» **WHAT YOU HAVE TO DO**: Only a number is required: how many lines of the material contain the word "this"?

[Begin SUPPLIED ENTRIES]

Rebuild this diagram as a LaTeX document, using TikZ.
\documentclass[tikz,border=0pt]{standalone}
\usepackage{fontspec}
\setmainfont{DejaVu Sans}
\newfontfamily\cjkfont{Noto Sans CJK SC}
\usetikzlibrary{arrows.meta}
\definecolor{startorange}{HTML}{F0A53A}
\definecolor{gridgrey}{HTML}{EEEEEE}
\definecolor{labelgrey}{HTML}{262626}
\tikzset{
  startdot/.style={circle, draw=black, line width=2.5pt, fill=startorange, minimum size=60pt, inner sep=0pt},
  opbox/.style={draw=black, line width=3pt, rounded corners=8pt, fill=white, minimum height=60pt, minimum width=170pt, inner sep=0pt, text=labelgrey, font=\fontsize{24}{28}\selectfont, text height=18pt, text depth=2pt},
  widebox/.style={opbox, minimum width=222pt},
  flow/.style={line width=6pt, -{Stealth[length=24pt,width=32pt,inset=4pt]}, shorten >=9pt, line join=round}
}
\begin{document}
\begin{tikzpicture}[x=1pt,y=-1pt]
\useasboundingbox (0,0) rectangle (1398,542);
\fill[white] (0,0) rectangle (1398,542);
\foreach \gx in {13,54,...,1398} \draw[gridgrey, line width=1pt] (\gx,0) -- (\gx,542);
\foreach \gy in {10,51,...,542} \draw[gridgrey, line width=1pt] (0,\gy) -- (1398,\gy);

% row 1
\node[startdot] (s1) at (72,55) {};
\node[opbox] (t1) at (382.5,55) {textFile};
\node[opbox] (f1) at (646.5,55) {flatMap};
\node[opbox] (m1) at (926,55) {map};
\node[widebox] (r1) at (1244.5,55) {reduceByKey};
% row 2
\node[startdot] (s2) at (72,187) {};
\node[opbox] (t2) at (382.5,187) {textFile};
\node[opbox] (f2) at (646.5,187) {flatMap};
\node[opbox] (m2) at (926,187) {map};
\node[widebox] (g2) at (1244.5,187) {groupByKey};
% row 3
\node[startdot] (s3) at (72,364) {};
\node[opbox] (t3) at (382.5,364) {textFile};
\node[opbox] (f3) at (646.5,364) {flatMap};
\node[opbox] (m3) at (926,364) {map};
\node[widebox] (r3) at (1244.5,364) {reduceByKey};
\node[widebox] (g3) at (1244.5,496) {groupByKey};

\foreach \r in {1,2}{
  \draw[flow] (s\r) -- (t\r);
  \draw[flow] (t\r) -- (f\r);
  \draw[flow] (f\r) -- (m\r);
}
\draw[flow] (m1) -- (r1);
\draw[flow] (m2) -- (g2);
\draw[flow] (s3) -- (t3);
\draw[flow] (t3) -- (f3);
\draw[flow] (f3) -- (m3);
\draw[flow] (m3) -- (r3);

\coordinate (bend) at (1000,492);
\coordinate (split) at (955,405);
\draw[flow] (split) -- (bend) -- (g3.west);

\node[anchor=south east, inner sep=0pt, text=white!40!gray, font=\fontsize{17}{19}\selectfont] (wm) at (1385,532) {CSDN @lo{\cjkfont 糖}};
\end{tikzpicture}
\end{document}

[End SUPPLIED ENTRIES]
[Begin SUPPLIED ENTRIES]

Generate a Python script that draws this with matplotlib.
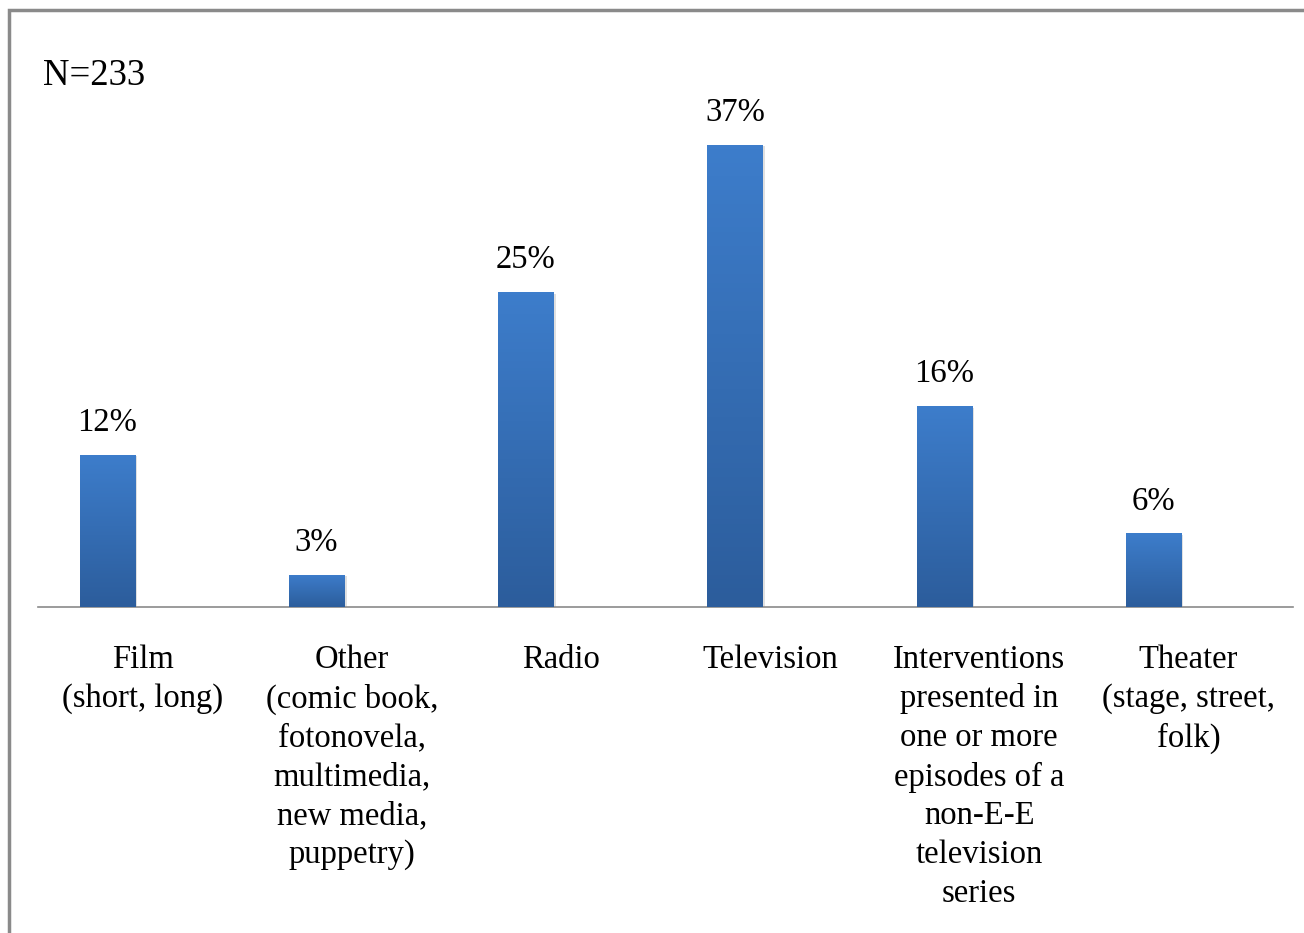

[End SUPPLIED ENTRIES]

» **RESPONSE**: 2